--- begin ---

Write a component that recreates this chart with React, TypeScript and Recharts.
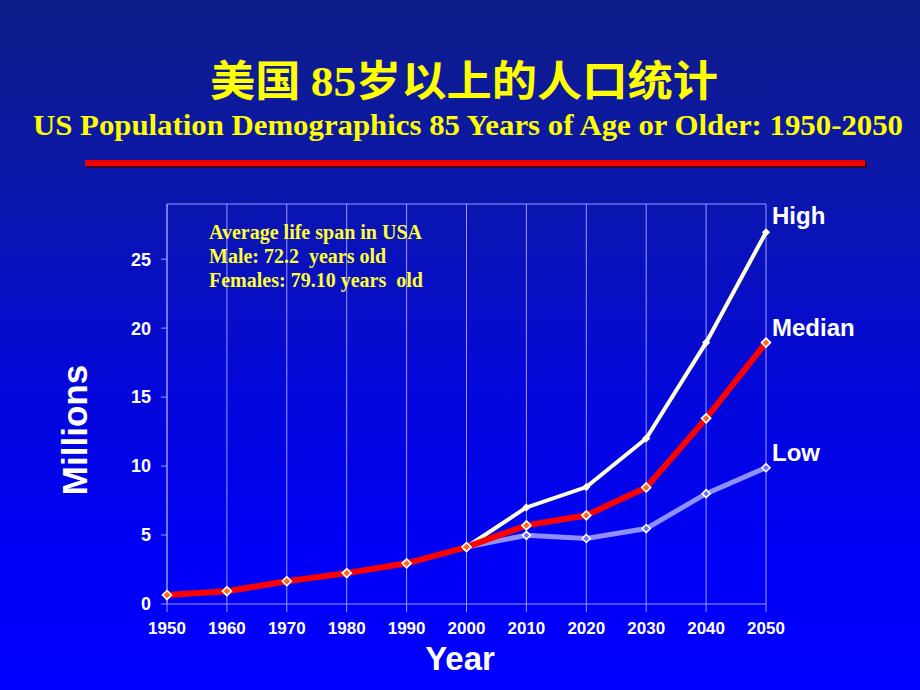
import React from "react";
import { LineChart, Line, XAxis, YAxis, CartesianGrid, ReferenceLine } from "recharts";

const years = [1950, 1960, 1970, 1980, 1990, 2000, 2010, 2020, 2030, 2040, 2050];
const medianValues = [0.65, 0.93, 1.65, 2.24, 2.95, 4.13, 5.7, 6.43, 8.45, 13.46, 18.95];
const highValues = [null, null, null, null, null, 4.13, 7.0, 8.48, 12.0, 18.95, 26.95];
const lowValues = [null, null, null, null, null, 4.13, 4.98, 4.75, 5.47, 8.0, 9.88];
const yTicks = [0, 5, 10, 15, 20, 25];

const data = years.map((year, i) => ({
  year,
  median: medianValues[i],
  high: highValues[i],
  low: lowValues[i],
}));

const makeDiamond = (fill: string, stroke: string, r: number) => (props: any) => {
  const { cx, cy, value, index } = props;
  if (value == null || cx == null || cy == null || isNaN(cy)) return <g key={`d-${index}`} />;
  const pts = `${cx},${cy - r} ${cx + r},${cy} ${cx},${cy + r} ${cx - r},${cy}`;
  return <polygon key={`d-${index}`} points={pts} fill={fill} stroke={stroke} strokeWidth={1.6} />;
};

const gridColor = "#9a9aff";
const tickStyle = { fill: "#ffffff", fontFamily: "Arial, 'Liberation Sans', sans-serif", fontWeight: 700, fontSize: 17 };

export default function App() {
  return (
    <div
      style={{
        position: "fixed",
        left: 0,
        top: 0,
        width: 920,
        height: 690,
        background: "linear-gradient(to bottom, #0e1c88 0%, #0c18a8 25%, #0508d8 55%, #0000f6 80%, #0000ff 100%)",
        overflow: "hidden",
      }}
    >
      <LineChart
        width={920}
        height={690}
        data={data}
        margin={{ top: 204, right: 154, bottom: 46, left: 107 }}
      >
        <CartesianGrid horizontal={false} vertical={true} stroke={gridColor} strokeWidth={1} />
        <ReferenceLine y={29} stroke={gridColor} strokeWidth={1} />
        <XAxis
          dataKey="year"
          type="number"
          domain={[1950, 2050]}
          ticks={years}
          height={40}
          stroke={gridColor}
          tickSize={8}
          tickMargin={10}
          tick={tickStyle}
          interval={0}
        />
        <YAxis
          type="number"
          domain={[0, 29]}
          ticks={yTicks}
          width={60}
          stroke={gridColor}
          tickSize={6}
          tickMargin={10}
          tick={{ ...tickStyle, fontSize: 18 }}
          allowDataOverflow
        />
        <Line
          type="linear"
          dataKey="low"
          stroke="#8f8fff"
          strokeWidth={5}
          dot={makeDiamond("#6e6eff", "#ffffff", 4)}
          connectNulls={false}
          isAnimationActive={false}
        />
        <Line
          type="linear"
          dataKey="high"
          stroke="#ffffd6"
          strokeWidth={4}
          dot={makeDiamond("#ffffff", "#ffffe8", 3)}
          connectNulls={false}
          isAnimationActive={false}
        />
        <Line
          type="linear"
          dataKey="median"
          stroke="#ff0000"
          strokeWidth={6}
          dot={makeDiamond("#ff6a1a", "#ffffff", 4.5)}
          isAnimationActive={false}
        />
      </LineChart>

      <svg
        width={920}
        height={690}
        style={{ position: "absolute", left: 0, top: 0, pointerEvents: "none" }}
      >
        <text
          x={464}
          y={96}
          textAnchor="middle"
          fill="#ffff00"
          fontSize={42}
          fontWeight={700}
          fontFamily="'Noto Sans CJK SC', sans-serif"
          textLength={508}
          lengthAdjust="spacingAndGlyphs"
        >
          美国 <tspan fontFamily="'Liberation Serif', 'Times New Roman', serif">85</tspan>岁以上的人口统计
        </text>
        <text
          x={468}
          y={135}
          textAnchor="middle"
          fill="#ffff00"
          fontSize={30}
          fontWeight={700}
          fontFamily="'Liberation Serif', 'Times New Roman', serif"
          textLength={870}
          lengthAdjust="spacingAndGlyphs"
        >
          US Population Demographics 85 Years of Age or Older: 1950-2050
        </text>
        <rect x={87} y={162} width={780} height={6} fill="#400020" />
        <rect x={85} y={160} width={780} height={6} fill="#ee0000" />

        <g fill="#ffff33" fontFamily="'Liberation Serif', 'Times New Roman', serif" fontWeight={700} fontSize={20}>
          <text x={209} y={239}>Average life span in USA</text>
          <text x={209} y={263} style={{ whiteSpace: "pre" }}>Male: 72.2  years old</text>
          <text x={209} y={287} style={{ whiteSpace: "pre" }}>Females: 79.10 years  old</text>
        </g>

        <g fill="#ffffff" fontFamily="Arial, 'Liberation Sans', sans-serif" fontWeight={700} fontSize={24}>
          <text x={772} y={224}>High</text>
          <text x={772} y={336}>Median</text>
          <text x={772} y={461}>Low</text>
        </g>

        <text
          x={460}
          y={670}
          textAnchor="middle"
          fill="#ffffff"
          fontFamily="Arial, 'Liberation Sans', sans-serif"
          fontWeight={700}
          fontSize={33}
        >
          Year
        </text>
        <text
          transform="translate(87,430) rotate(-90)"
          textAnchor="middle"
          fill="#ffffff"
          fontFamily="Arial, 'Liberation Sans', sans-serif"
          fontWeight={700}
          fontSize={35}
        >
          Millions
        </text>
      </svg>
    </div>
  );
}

--- end ---

What is being asked
Working from the material above, transcribe it exactly while omitting pictures.

Result for this task
Write a component that recreates this chart with React, TypeScript and Recharts.
import React from "react";
import { LineChart, Line, XAxis, YAxis, CartesianGrid, ReferenceLine } from "recharts";

const years = [1950, 1960, 1970, 1980, 1990, 2000, 2010, 2020, 2030, 2040, 2050];
const medianValues = [0.65, 0.93, 1.65, 2.24, 2.95, 4.13, 5.7, 6.43, 8.45, 13.46, 18.95];
const highValues = [null, null, null, null, null, 4.13, 7.0, 8.48, 12.0, 18.95, 26.95];
const lowValues = [null, null, null, null, null, 4.13, 4.98, 4.75, 5.47, 8.0, 9.88];
const yTicks = [0, 5, 10, 15, 20, 25];

const data = years.map((year, i) => ({
  year,
  median: medianValues[i],
  high: highValues[i],
  low: lowValues[i],
}));

const makeDiamond = (fill: string, stroke: string, r: number) => (props: any) => {
  const { cx, cy, value, index } = props;
  if (value == null || cx == null || cy == null || isNaN(cy)) return <g key={`d-${index}`} />;
  const pts = `${cx},${cy - r} ${cx + r},${cy} ${cx},${cy + r} ${cx - r},${cy}`;
  return <polygon key={`d-${index}`} points={pts} fill={fill} stroke={stroke} strokeWidth={1.6} />;
};

const gridColor = "#9a9aff";
const tickStyle = { fill: "#ffffff", fontFamily: "Arial, 'Liberation Sans', sans-serif", fontWeight: 700, fontSize: 17 };

export default function App() {
  return (
    <div
      style={{
        position: "fixed",
        left: 0,
        top: 0,
        width: 920,
        height: 690,
        background: "linear-gradient(to bottom, #0e1c88 0%, #0c18a8 25%, #0508d8 55%, #0000f6 80%, #0000ff 100%)",
        overflow: "hidden",
      }}
    >
      <LineChart
        width={920}
        height={690}
        data={data}
        margin={{ top: 204, right: 154, bottom: 46, left: 107 }}
      >
        <CartesianGrid horizontal={false} vertical={true} stroke={gridColor} strokeWidth={1} />
        <ReferenceLine y={29} stroke={gridColor} strokeWidth={1} />
        <XAxis
          dataKey="year"
          type="number"
          domain={[1950, 2050]}
          ticks={years}
          height={40}
          stroke={gridColor}
          tickSize={8}
          tickMargin={10}
          tick={tickStyle}
          interval={0}
        />
        <YAxis
          type="number"
          domain={[0, 29]}
          ticks={yTicks}
          width={60}
          stroke={gridColor}
          tickSize={6}
          tickMargin={10}
          tick={{ ...tickStyle, fontSize: 18 }}
          allowDataOverflow
        />
        <Line
          type="linear"
          dataKey="low"
          stroke="#8f8fff"
          strokeWidth={5}
          dot={makeDiamond("#6e6eff", "#ffffff", 4)}
          connectNulls={false}
          isAnimationActive={false}
        />
        <Line
          type="linear"
          dataKey="high"
          stroke="#ffffd6"
          strokeWidth={4}
          dot={makeDiamond("#ffffff", "#ffffe8", 3)}
          connectNulls={false}
          isAnimationActive={false}
        />
        <Line
          type="linear"
          dataKey="median"
          stroke="#ff0000"
          strokeWidth={6}
          dot={makeDiamond("#ff6a1a", "#ffffff", 4.5)}
          isAnimationActive={false}
        />
      </LineChart>

      <svg
        width={920}
        height={690}
        style={{ position: "absolute", left: 0, top: 0, pointerEvents: "none" }}
      >
        <text
          x={464}
          y={96}
          textAnchor="middle"
          fill="#ffff00"
          fontSize={42}
          fontWeight={700}
          fontFamily="'Noto Sans CJK SC', sans-serif"
          textLength={508}
          lengthAdjust="spacingAndGlyphs"
        >
          美国 <tspan fontFamily="'Liberation Serif', 'Times New Roman', serif">85</tspan>岁以上的人口统计
        </text>
        <text
          x={468}
          y={135}
          textAnchor="middle"
          fill="#ffff00"
          fontSize={30}
          fontWeight={700}
          fontFamily="'Liberation Serif', 'Times New Roman', serif"
          textLength={870}
          lengthAdjust="spacingAndGlyphs"
        >
          US Population Demographics 85 Years of Age or Older: 1950-2050
        </text>
        <rect x={87} y={162} width={780} height={6} fill="#400020" />
        <rect x={85} y={160} width={780} height={6} fill="#ee0000" />

        <g fill="#ffff33" fontFamily="'Liberation Serif', 'Times New Roman', serif" fontWeight={700} fontSize={20}>
          <text x={209} y={239}>Average life span in USA</text>
          <text x={209} y={263} style={{ whiteSpace: "pre" }}>Male: 72.2  years old</text>
          <text x={209} y={287} style={{ whiteSpace: "pre" }}>Females: 79.10 years  old</text>
        </g>

        <g fill="#ffffff" fontFamily="Arial, 'Liberation Sans', sans-serif" fontWeight={700} fontSize={24}>
          <text x={772} y={224}>High</text>
          <text x={772} y={336}>Median</text>
          <text x={772} y={461}>Low</text>
        </g>

        <text
          x={460}
          y={670}
          textAnchor="middle"
          fill="#ffffff"
          fontFamily="Arial, 'Liberation Sans', sans-serif"
          fontWeight={700}
          fontSize={33}
        >
          Year
        </text>
        <text
          transform="translate(87,430) rotate(-90)"
          textAnchor="middle"
          fill="#ffffff"
          fontFamily="Arial, 'Liberation Sans', sans-serif"
          fontWeight={700}
          fontSize={35}
        >
          Millions
        </text>
      </svg>
    </div>
  );
}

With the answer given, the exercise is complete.